The second thing is that the system itself (despite the nice "efficient" Asus motherboard) uses too much power. Instead of a big system like this, cooled my no less than three separate fans, I decided to go down the path of small and efficient and built out a new mini-ITX system.

Thanks to the Store, I obtained the parts for a brand new, small and efficient little server. It is built around a Jetway JNC96-525 fanless dual core Atom board, and has a 2GB stick of RAM (with space for another 2GB if/when I need it). The board also takes a 12V DC power input, so no need for me to buy a PSU as it's already built right in. I just provide an adequate AC/DC power brick and it is all taken care of. In place of the two big hard disks, I now have one 2.5" drive (320GB) with a spindle speed of just 5400rpm – again, this will help to save power and provides enough performance for what I need of it.

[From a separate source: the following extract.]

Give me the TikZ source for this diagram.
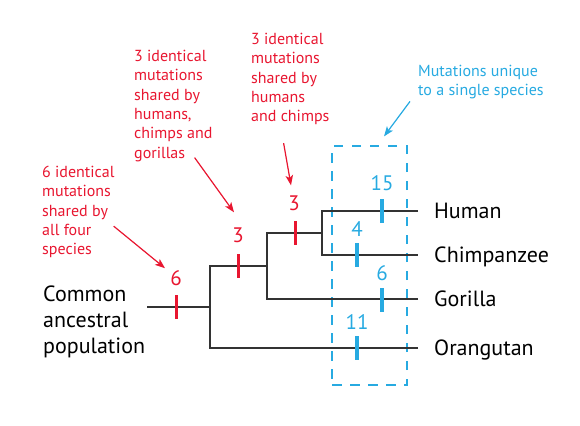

The whole thing is packaged inside a tiny M350 enclosure.

Graph of energy usage

Fanless != No Fan

As you no doubt noticed, the entire system has no fans at all. It quickly turned out though that the board runs somewhat warm when inside an enclosure without any fans – too warm for my liking. Under stress, the CPU temperature (as reported by the BIOS at least) was topping 70°C. Apparently the board does run warm, but that is just too warm for me, given the fact this is meant to be running all the time. Thankfully, also stock some very quiet 40mm fans (which fit the fan slots in the case), so I added one of those and configured the motherboard to throttle the speed according to the temperature. I still have it running warm, but far less warm than it was before, and it's still almost as silent.

Watt's Going On?

After all this, you're expecting it to use less power right? Me too – that was the entire idea. And thankfully, it does. It now sits somewhere between 25-40W, which is a big improvement. All in all, I'd call it a success. The only downside is that it seems the less power is drawn, the less accurate the Current Cost seems to be. Having said that, it is well known that this type of device is not 100% accurate, especially when dealing with certain types of loads. This is a compromise I knew about when I first bought it and set this all up, and it's one I'm happy to live with.